RICHARD Caborn, our esteemed Sports Minister, sounds like Ray Illingworth talking political gobbledegook, yet it seems we are increasingly being asked to take him seriously.

He sensibly kept a fairly low profile after his hugely embarrassing start in the role, when he showed his total ignorance of his subject with his answers to five simple questions on the radio.

Asked who was the England cricket coach, he replied: "The Aussie", apparently unaware that Duncan Fletcher is Zimbabwean.

But in the wake of the tremendous Commonwealth Games success, Caborn is now a frontline spokesman on the subject of a British Olympic bid, and his growing profile has also pitched him into the debate about struggling football clubs.

He is adamant that any Olympic bid for 2012 will have to come from London because the International Olympic Committee say so, and as he is a Yorkshireman and would presumably champion the North there is no reason to disbelieve him.

In which case we should forget it as London has had quite enough farces for one decade with the Dome, Wembley and Pickett's Lock.

Caborn tries to have us take the potential bid seriously by saying things like: "We will be strategy-led and not events-led," whatever that may mean.

Manchester was magnificent, right down to the wonderful closing ceremony. But that doesn't mean London can emulate it, gridlocked as it is by traffic chaos and the need to consult people like Ken Livingstone.

It was said after the Olympics, and it is being repeated now, that sporting success lifts the national mood more than anything else. Yet Sport England have announced a cutback in funds available to athletes and the government thinks Dick Caborn is a suitable man to act as Sports Minister. Still, no doubt the Royal Opera House will have all the funding it needs.

SHE wasn't even in the running last year, but Paula Radcliffe will again get my vote as Sports Personality of the Year and this time it will be a very sad reflection on the sporting public if she isn't in the first three.

Coming just out of the first three in major races has long been Paula's fate, but now she's a winner and it couldn't happen to a better person.

The only female to have run a faster 10,000 metres is Chinese, but Paula is so virulently anti-doping that we can be sure she does not benefit from drinking turtle's blood or taking any of those other potions which allegedly helped China produce such a clutch of female distance runners a few years ago.

World cross-country champion, London marathon winner, and now Commonwealth and European gold medal winner, Paula's big remaining target for this year is the marathon world record in Chicago in October. After that I propose she is appointed Sports Minister.

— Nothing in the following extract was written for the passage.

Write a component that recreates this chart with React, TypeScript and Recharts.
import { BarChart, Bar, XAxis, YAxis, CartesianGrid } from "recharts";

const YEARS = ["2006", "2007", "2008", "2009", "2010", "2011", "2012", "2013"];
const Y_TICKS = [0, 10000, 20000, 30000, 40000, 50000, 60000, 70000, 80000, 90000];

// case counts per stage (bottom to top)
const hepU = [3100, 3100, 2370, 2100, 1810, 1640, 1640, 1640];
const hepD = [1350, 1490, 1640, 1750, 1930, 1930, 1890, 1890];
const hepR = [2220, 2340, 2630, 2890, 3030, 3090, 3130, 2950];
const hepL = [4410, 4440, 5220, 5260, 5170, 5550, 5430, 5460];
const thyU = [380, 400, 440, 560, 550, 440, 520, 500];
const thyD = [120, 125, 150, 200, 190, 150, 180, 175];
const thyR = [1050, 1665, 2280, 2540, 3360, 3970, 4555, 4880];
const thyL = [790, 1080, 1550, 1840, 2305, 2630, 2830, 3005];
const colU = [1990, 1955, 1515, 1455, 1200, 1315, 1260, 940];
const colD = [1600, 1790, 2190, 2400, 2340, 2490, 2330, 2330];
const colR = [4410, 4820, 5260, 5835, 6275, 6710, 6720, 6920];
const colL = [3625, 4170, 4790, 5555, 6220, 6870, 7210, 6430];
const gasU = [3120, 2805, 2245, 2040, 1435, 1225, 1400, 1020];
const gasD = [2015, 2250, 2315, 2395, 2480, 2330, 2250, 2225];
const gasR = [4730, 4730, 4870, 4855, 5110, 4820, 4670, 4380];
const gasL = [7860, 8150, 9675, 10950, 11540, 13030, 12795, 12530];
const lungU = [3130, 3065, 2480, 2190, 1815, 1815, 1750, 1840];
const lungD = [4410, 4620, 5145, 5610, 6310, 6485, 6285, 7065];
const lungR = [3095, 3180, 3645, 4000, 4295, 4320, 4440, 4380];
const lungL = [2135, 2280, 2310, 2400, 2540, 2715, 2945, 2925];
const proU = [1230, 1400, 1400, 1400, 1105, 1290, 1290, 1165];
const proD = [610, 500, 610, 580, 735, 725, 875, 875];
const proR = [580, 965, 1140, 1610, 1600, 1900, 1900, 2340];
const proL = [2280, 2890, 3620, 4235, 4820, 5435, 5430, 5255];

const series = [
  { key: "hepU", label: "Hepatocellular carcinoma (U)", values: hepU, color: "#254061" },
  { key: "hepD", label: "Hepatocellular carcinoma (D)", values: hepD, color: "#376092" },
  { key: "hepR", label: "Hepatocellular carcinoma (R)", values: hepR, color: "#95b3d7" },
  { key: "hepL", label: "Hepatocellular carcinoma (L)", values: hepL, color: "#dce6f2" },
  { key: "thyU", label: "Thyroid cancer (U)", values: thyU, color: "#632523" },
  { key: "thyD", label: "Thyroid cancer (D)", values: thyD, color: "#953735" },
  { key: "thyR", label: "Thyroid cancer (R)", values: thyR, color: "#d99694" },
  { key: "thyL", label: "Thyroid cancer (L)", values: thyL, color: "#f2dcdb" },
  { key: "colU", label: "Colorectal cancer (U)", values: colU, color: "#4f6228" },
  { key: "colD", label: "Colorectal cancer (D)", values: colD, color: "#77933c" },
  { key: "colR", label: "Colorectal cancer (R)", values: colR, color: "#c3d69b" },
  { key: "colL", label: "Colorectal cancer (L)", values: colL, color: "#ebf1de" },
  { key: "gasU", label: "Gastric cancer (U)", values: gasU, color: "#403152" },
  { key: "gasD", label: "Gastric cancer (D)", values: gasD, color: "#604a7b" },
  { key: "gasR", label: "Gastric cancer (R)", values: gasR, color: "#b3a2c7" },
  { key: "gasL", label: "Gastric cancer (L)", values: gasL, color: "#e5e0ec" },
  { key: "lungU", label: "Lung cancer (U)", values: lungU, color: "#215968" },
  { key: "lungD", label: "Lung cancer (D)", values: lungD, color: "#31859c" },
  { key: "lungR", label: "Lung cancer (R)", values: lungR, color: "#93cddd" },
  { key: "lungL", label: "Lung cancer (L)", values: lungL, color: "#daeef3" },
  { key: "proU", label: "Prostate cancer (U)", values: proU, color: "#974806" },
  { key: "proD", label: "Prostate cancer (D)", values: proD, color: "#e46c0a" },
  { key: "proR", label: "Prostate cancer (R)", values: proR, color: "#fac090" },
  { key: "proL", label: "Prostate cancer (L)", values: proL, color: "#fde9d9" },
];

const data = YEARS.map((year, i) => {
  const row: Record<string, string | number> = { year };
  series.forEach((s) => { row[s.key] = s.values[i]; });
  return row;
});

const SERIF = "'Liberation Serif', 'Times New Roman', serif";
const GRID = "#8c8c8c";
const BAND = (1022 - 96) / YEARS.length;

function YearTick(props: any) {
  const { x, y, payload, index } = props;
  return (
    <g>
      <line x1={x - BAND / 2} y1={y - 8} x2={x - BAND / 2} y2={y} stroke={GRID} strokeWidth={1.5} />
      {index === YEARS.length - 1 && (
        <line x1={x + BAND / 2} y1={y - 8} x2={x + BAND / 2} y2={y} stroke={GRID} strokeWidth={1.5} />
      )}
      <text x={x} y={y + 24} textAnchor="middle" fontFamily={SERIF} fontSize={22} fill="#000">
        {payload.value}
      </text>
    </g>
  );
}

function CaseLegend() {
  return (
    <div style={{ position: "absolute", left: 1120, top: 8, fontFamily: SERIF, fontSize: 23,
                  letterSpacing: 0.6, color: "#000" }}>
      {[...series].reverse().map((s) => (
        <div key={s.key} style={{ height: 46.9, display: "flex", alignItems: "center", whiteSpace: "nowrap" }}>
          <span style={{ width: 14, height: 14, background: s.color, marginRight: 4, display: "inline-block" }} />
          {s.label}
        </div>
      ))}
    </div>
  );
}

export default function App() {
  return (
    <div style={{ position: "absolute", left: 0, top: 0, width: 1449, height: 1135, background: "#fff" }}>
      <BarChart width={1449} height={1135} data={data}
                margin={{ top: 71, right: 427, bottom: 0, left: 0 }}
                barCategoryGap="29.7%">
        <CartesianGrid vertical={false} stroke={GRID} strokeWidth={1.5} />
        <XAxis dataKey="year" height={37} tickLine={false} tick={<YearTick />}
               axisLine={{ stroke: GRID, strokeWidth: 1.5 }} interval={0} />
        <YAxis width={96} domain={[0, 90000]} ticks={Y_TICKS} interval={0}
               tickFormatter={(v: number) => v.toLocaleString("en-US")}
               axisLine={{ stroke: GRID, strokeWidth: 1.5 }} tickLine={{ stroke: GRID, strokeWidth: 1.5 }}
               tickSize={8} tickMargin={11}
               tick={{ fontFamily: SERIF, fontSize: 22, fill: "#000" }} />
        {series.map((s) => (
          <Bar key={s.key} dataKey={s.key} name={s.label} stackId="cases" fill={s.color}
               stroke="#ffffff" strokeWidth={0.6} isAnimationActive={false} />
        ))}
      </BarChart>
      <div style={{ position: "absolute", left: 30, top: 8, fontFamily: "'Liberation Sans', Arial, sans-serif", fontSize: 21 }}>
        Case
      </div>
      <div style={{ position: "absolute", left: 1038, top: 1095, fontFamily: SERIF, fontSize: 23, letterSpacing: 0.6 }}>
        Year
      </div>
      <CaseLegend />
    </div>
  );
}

BEFORE Ashington lad Stephen Harmison, who was the last Northumberland-born cricketer to play for England? My guess would be Tom Graveney, but he was from the posh area of Riding Mill and was soon whisked south to be educated at Bristol Grammar School.

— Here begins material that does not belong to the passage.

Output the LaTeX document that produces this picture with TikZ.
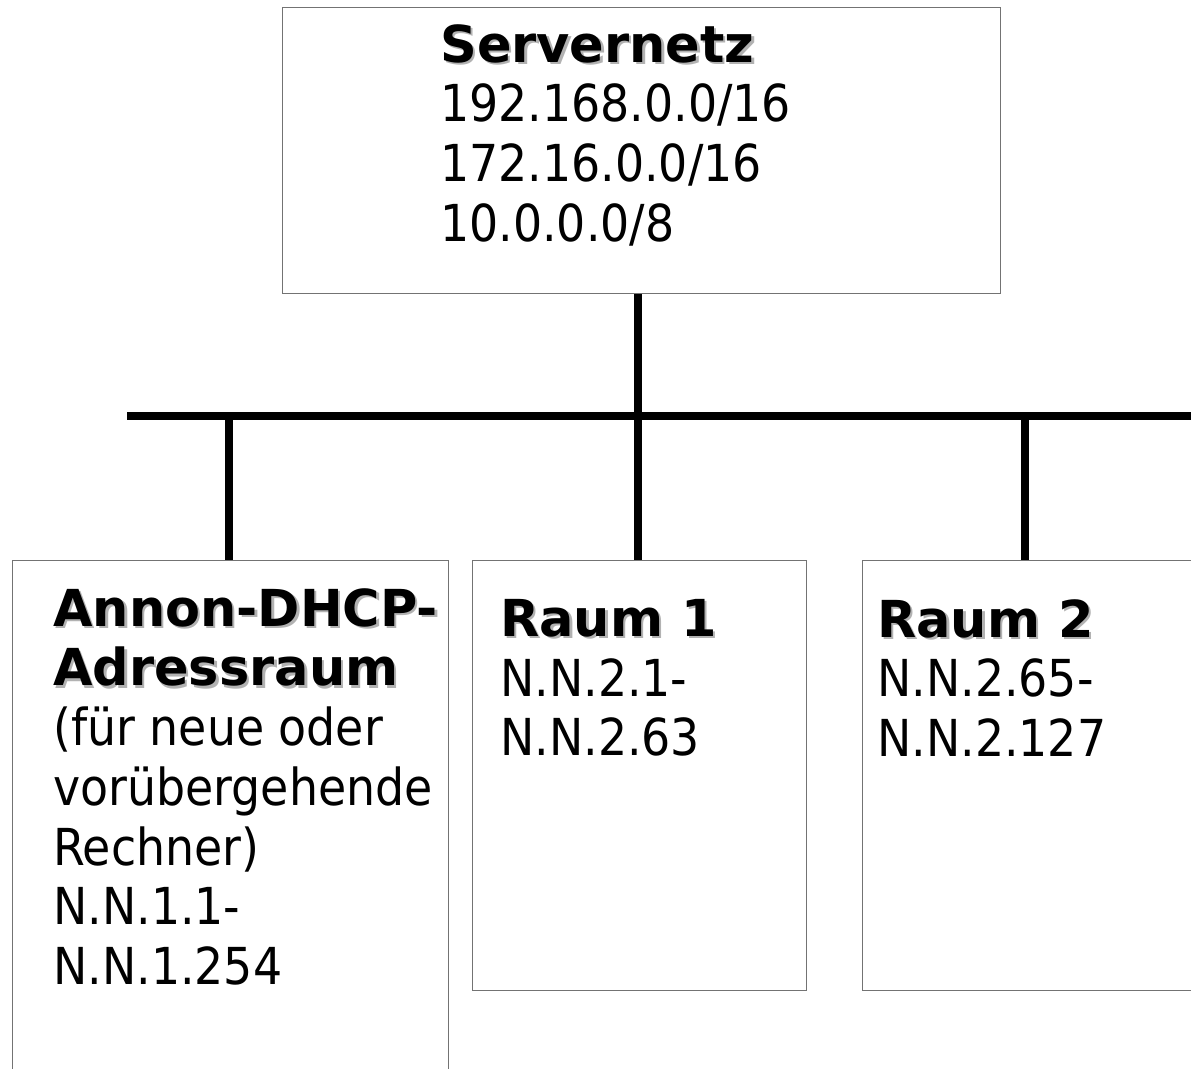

I must confess I had my doubts that Harmison would make it because his last involvement with the England squad, early in the 2000 season, seemed to affect his accuracy.

His first spell for England yesterday was typical of how he has bowled for Durham in the last two years, but his second spell showed why Duncan Fletcher rates him highly.

We never knew exactly how quick he was before, but the speed gun had him constantly at 88-89 mph, which is sharp without being in the top bracket alongside Brett Lee and Shoaib Akhtar.

The bounce he gains from his 6ft 4in frame is what makes Harmison awkward, and there's no doubt he is now in the running for an Ashes tour.

Yorkshire's Chris Silverwood admitted after his blistering match-winning spell in the floodlit match against Durham on Monday that he was upset that Harmison had been preferred by England.

Perhaps that's Silverwood's problem - it takes something like that to fire him up, when Yorkshire desperately need him to be fired up the whole time.